Звёздная болезнь, или Зрелые годы мизантропа. Том 1 | страница 72
Марта вернулась в комнату в том же клетчатом халате непомерного размера, но уже надушенной. Она натощак курила, при этом тщетно пыталась скрыть свое возбуждение, вызванное предвкушением дороги. Вместо чая она вдруг решила пить на завтрак кофе с молоком; отказ от привычек свидетельствовал о том же — острых дорожных ощущений ей хотелось сию минуту.
После второй чашки кофе с молоком Марта закурила вторую сигарету и подсела к Петру на диван. Стараясь выпускать дым в сторону и изучая его в упор влажными карими глазами, Марта раздельно произнесла:
— Обними меня.
— Такси скоро подъедет, — проговорил он и переставил пепельницу со стола на диван. — Твой пакет… для матери… валяется у меня на столе. Забудешь.
— Это пакет для тебя, — сказала Марта. — Я положила в него наши старые письма… пятилетней давности.
Он уставил на нее вопросительный взгляд.
— Я хотела бы, чтобы ты полистал их, когда меня не будет. Прошу тебя, сделай это…

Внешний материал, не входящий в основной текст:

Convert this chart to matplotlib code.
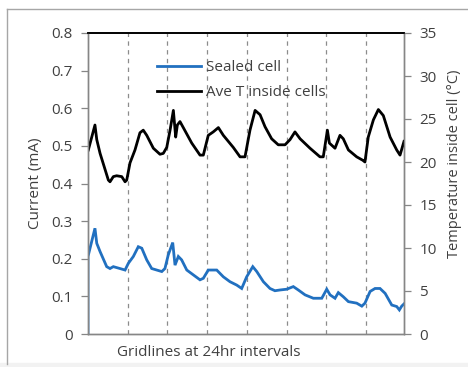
import matplotlib
matplotlib.use("Agg")
import matplotlib.pyplot as plt
from matplotlib.lines import Line2D
from matplotlib.patches import Rectangle

plt.rcParams['font.family'] = ['Open Sans', 'DejaVu Sans']

# ---- data (hours since start) ----
temp_hours = [0.2, 4.2, 5.3, 7.3, 12.3, 13.3, 15.3, 17.3, 20.4, 22.4, 23.4, 25.4, 28.4,
              31.4, 33.4, 35.5, 39.5, 43.5, 45.5, 47.6, 49.6, 51.6, 53.0, 54.0, 55.6,
              57.6, 62.7, 67.7, 69.7, 72.7, 75.7, 78.8, 81.8, 87.8, 91.9, 94.9, 97.9,
              101.0, 104.0, 107.0, 111.0, 115.0, 119.1, 122.1, 125.1, 128.2, 134.2,
              140.2, 142.2, 144.7, 145.9, 149.3, 152.3, 154.3, 157.4, 162.4, 166.1,
              167.4, 169.4, 172.5, 175.5, 178.5, 182.6, 186.6, 188.6, 191.0]
temp_values = [21.4, 24.3, 22.6, 21.0, 17.9, 17.7, 18.3, 18.4, 18.3, 17.7, 17.9, 19.9, 21.4,
               23.4, 23.7, 23.1, 21.6, 20.9, 21.0, 21.7, 23.7, 26.0, 22.9, 24.3, 24.7,
               24.0, 22.2, 20.8, 20.8, 23.1, 23.5, 24.0, 23.1, 21.7, 20.6, 20.6, 23.7,
               26.0, 25.5, 24.1, 22.7, 22.0, 22.0, 22.6, 23.5, 22.7, 21.6, 20.6,
               20.6, 23.7, 22.2, 21.6, 23.1, 22.7, 21.4, 20.6, 20.2, 20.0, 22.9, 24.9,
               26.1, 25.4, 22.9, 21.4, 20.8, 22.4]

cur_hours = [0.0, 0.0, 4.2, 5.3, 7.3, 11.3, 13.3, 15.3, 19.3, 22.4, 24.4, 27.4, 30.4, 32.5,
             35.5, 38.5, 44.6, 46.5, 48.5, 51.2, 52.6, 54.6, 56.6, 59.7, 63.7, 67.7,
             69.7, 72.7, 77.8, 81.8, 85.8, 89.9, 92.9, 95.9, 99.6, 102.0, 106.0, 110.0,
             113.0, 116.1, 120.1, 124.1, 127.1, 131.2, 136.2, 141.3, 144.3, 146.3,
             149.3, 151.3, 154.3, 157.4, 162.4, 165.5, 167.4, 170.5, 173.5, 176.5,
             179.6, 183.6, 186.6, 188.2, 189.6, 191.0]
cur_values = [0.0, 0.206, 0.281, 0.241, 0.219, 0.179, 0.174, 0.179, 0.174, 0.170, 0.188,
              0.206, 0.232, 0.228, 0.197, 0.174, 0.166, 0.174, 0.210, 0.243, 0.183, 0.206,
              0.197, 0.170, 0.157, 0.144, 0.148, 0.170, 0.170, 0.152, 0.139, 0.130, 0.121,
              0.152, 0.179, 0.166, 0.139, 0.121, 0.115, 0.117, 0.119, 0.126, 0.117, 0.104,
              0.095, 0.095, 0.119, 0.104, 0.095, 0.110, 0.099, 0.086, 0.082, 0.074, 0.082,
              0.113, 0.121, 0.121, 0.108, 0.077, 0.073, 0.064, 0.074, 0.080]

grid_hours = [24, 48, 72, 96, 120, 144, 168]
left_ticks = [0, 0.1, 0.2, 0.3, 0.4, 0.5, 0.6, 0.7, 0.8]
left_labels = ['0', '0.1', '0.2', '0.3', '0.4', '0.5', '0.6', '0.7', '0.8']
right_ticks = [0, 5, 10, 15, 20, 25, 30, 35]

W, H = 468, 367
fig = plt.figure(figsize=(W / 100, H / 100), dpi=100)
ax = fig.add_axes([88 / W, 1 - 334 / H, (404 - 88) / W, (334 - 33) / H])
ax2 = ax.twinx()

# figure border (Excel chart frame)
fig.add_artist(Line2D([7 / W, 7 / W], [1 - 9 / H, 1 - 364 / H], color='#a6a6a6', lw=1.0))
fig.add_artist(Line2D([7 / W, 1.0], [1 - 9 / H, 1 - 9 / H], color='#a6a6a6', lw=1.0))
fig.add_artist(Rectangle((0, 0), 1, 1 - 363 / H, transform=fig.transFigure,
                         color='#f2f2f2', zorder=-5))

gray = '#868686'
for x in grid_hours:
    ax.axvline(x, color='#8c8c8c', lw=0.9, ls=(0, (3.5, 3.5)), zorder=0)

blue = '#2170c0'
ln1, = ax.plot(cur_hours, cur_values, color=blue, lw=2.0, label='Sealed cell',
               solid_joinstyle='miter')
ln2, = ax2.plot(temp_hours, temp_values, color='black', lw=2.0, label='Ave T inside cells')

ax.set_xlim(0, 191)
ax.set_ylim(0, 0.8)
ax2.set_ylim(0, 35)
ax.set_yticks(left_ticks)
ax.set_yticklabels(left_labels)
ax2.set_yticks(right_ticks)
ax.set_xticks([])

fs = 11
for a in (ax, ax2):
    for s in a.spines.values():
        s.set_color(gray)
        s.set_linewidth(1.0)
    a.spines['top'].set_color('black')
    a.spines['top'].set_linewidth(1.2)
    a.tick_params(axis='y', colors=gray, length=5, width=0.9, labelsize=fs,
                  labelcolor='#404040', pad=6)

ax.set_ylabel('Current (mA)', fontsize=fs, color='#404040')
ax.yaxis.set_label_coords(-0.142, 0.5)
ax2.set_ylabel('Temperature inside cell (°C)', fontsize=10.5, color='#404040')
ax2.yaxis.set_label_coords(1.135, 0.565)
ax.set_xlabel('Gridlines at 24hr intervals', fontsize=fs, color='#404040')
ax.xaxis.set_label_coords((209 - 88) / (404 - 88), -0.038)

leg = fig.legend(handles=[ln1, ln2], loc='upper left',
                 bbox_to_anchor=(157 / W, 1 - 60 / H), frameon=False,
                 fontsize=fs, handlelength=2.9, handletextpad=0.3,
                 labelspacing=0.65, borderpad=0, borderaxespad=0)
for t in leg.get_texts():
    t.set_color('#404040')

fig.savefig('out.png', dpi=100)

Петр кивнул и с некоторой неожиданностью для себя, посторонним, не своим умом подумал, что ее белые как мрамор колени, плотно сомкнутые под халатом, перед которыми еще недавно он не мог устоять ни минуты, не вызывают в нем того, что прежде…
Густав Калленборн остановил свой старенький пятилитровый «мерседес» на въезде в небольшой, уже заставленный машинами дворик, выбрался из-за руля, достал с заднего сиденья кожаный портфель и направился к парадному, скользя глазами по фасаду бельэтажа с ярко отсвечивающими окнами. Здание, в котором находился офис, выглядело солидным, но каким-то не до конца ухоженным, — он впервые это замечал. В Германии никто бы не оставил такой особнячок без капитального ремонта.
Ему открыла Анна, секретарша. Поскольку по субботам она не работала, Калленборн вопросительно ей улыбался. На Анне была синяя пара. Новая короткая стрижка ей то ли не шла, то ли придавала ее лицу чрезмерную выразительность или даже застенчивость, что шло вразрез с отработанным ею стилем шутливой официальности, который Калленборн научился ценить с первой же минуты.
Возле секретарской конторки был включен радиоприемник. Звучал знакомый Калленборну струнный концерт, что-то родное, немецкое. Монотонность музыки, запах кофе и даже будничный гул голосов, доносившийся из общего холла и сопровождавшийся дружными взрывами хохота, — это был знакомый и надежный мир. По утрам это всегда почему-то удивляло.
Калленборн был в хорошем настроении. Он был рад своим впечатлениям. Оживленный голос тараторившего в холле принадлежал Мартину Граву. Как не узнать этот гонорок? Именно Грав к его вступлению в дело относился с наибольшей осторожностью.